L'œuvre réalise une démonstration surprenante des possibilités de l'algorithme de Karplus / Strong. De nombreux types d'instruments sont reconnaissables : guitares de toutes les tailles, toutes les formes et associées à n'importe quelle amplification, banjos, basses électriques, mandolines et même un ukulele. Tous les types d'effets et nuances sont exécutés : glissando, trilles, liaisons, différents types de pizzicati ou pincements avec changement de pression, position ou rigidité, variations de tension des cordes ou de position des frettes, degré de vibration par sympathie des autres cordes, etc.
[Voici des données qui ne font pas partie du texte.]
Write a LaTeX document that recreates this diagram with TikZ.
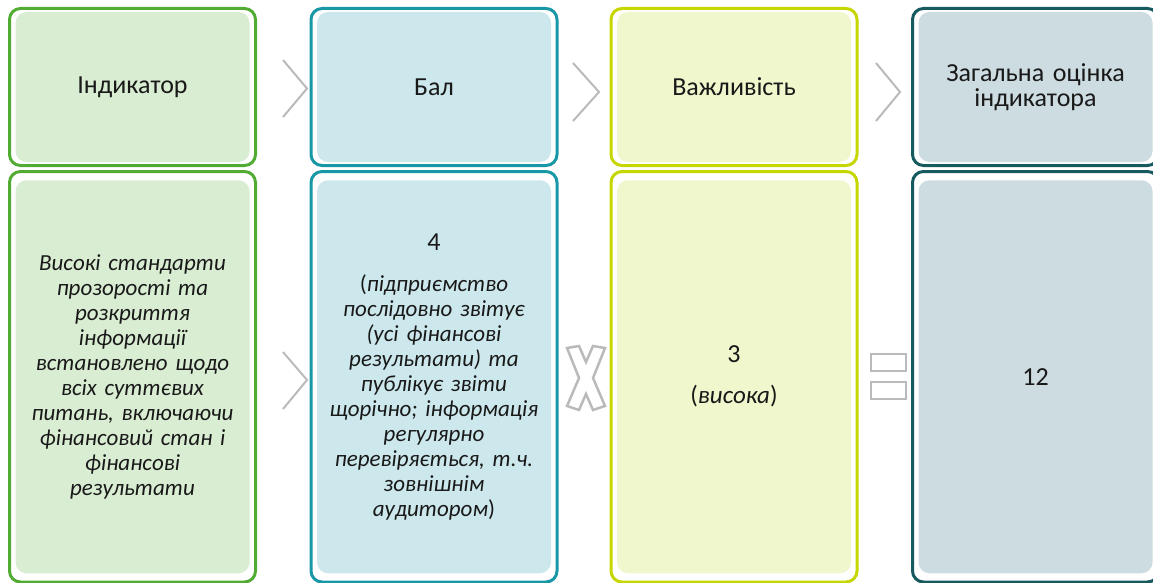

Le titre se réfère à un classique du style bluegrass, " Shenandoah Valley Breakdown " et illustre l'explosion rythmique complexe qui caractérise l'œuvre. L'ordinateur contrôle le rythme et l'exécution musicale d'une manière irréalisable par des instrumentistes humains. La simulation étend les possibilités traditionnelles d'imitations contrapuntiques en permettant de produire des canons " élastiques ", dans lesquels les voix démarrent ensemble, divergent en tempo et se retrouvent éventuellement parfaitement synchronisées. La synthèse a été réalisée par la technique des guides d'ondes au CCRMA de Stanford, grâce au Systems Concept Digital Synthetizer. La technique utilise une grande variété de filtres et de méthodes de modulations pour brouiller les limites entre la résonance des cordes et la réverbération, entre l'instrument et l'espace. L'œuvre a été présentée pour la première fois à la Biennale de Venise et a été exécutée dans vingt autres pays.

8.4. Grass (1988)

Grass, pour trois voix de femmes et bande, est construite sur le thème de la guérison et plus précisément, sur le thème de la cicatrisation des souffrances et blessures de guerre. Cette œuvre a été commandée, grâce à un don de Lincoln et Gloria Ladd, à l'intention du chœur du Collège Skidmore. La pièce est basée sur le poème Grass de Carl Sandburg :

Pile the bodies high at Austerlitz and Waterloo.
Shovel them under and let me work
-I am the grass; I cover all.
And pile them high at Gettysburg
And pile them high at Ypres and Verdun.
Shovel them under and let me work.
Two years, ten years, and passengers ask the conductor :

What place is this ?
Where are we now ?
I am the grass.
Let me work.

La partie enregistrée sur la bande est totalement synthétique et utilise une technique de synthèse des cordes développée par l'auteur, en collaboration avec Julius Smith, Kevin Karplus et Alex Strong. Les sons de cordes pincées, brefs, oscillent entre un aspect habituel et une sonorité plus métallique et percussive, entre ces deux extrêmes, de nombreux états intermédiaires interviennent au cours de l'œuvre. Quelques sons de cordes frottées sont reconnaissables bien que leur aspect soit étrange. La partie électroacoustique utilise également un réseau de réverbération en guides d'ondes variant en temps réel, système créé par Julius Smith. La pièce a été exécutée sur le Systems Concepts Digital Synthesizer au CCRMA de l'université de Stanford en 1987.

L'enregistrement de l'œuvre proposé à été réalisé pendant un concert dans des conditions non-professionnelles, le lecteur excusera donc sa qualité moyenne.